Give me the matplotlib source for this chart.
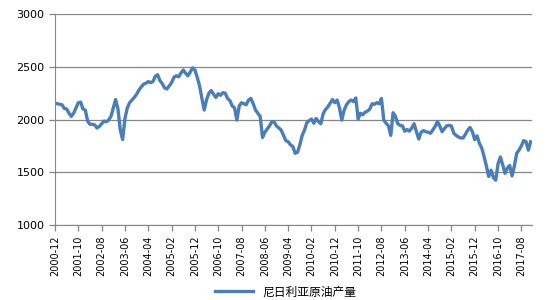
import matplotlib
matplotlib.use("Agg")
import matplotlib.pyplot as plt
import pandas as pd

plt.rcParams['font.family'] = ['Noto Sans CJK SC', 'DejaVu Sans']

# monthly output, 2000-12 .. 2017-12
months = pd.date_range("2000-12", periods=205, freq="MS").strftime("%Y-%m").tolist()
produccion = [
    2155, 2150, 2145, 2140, 2105, 2100, 2060, 2030, 2060, 2110,
    2160, 2165, 2100, 2090, 1985, 1955, 1955, 1950, 1920, 1935,
    1960, 1985, 1980, 1995, 2030, 2110, 2190, 2100, 1900, 1810,
    2010, 2110, 2160, 2185, 2210, 2240, 2280, 2310, 2335, 2345,
    2360, 2350, 2360, 2410, 2425, 2370, 2340, 2300, 2290, 2320,
    2350, 2400, 2415, 2405, 2440, 2470, 2440, 2415, 2450, 2490,
    2470, 2400, 2320, 2200, 2090, 2190, 2250, 2275, 2240, 2210,
    2245, 2230, 2255, 2250, 2200, 2180, 2130, 2110, 1995, 2130,
    2160, 2150, 2140, 2185, 2200, 2150, 2090, 2060, 2030, 1830,
    1880, 1910, 1940, 1980, 1975, 1940, 1920, 1900, 1850, 1800,
    1790, 1760, 1745, 1680, 1690, 1760, 1850, 1900, 1970, 1990,
    2005, 1965, 2010, 1980, 1960, 2055, 2095, 2120, 2155, 2190,
    2160, 2185, 2110, 1995, 2090, 2140, 2170, 2185, 2170, 2205,
    2005, 2060, 2045, 2070, 2080, 2100, 2150, 2145, 2160, 2150,
    2200, 1995, 1965, 1940, 1850, 2065, 2030, 1960, 1945, 1940,
    1890, 1905, 1890, 1920, 1960, 1885, 1815, 1880, 1895, 1885,
    1880, 1870, 1900, 1935, 1980, 1940, 1885, 1915, 1940, 1945,
    1940, 1870, 1850, 1835, 1825, 1825, 1860, 1900, 1925, 1885,
    1810, 1845, 1775, 1730, 1650, 1560, 1460, 1520, 1450, 1425,
    1580, 1645, 1570, 1490, 1540, 1565, 1465, 1560, 1680, 1710,
    1750, 1800, 1790, 1710, 1790,
]
yticks = [1000, 1500, 2000, 2500, 3000]

fig = plt.figure(figsize=(5.5, 3), dpi=100)
ax = fig.add_axes([0.1, 0.25, 0.867, 0.703])

x = list(range(len(months)))
ax.plot(x, produccion, color="#4a7ebb", lw=2.4, label="尼日利亚原油产量")

ax.set_ylim(1000, 3000)
ax.set_yticks(yticks)
ax.set_xlim(0, len(months) - 0.5)
ax.set_xticks(x[::10])
ax.set_xticklabels(months[::10], rotation=90, fontsize=7, family="DejaVu Sans")
for t in ax.get_yticklabels():
    t.set_fontsize(8)
    t.set_family("DejaVu Sans")

ax.grid(axis="y", color="#868686", lw=0.9)
ax.set_axisbelow(True)
for s in ["top", "right"]:
    ax.spines[s].set_visible(False)
for s in ["left", "bottom"]:
    ax.spines[s].set_color("#868686")
ax.tick_params(axis="both", color="#868686", length=4, width=0.9)

fig.legend(loc="lower center", bbox_to_anchor=(0.52, -0.03), frameon=False,
           fontsize=8.5, handlelength=3.2)

fig.savefig("out.png", dpi=100)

■ **DIRECTION**
Repeat exactly and only the lines from the start of the data above through the line that holds "plt.rcParams['font.family'] = ['Noto", inclusive. Pictures do not belong in the copy.

■ **EXPECTED OUTPUT**
Give me the matplotlib source for this chart.
import matplotlib
matplotlib.use("Agg")
import matplotlib.pyplot as plt
import pandas as pd

plt.rcParams['font.family'] = ['Noto Sans CJK SC', 'DejaVu Sans']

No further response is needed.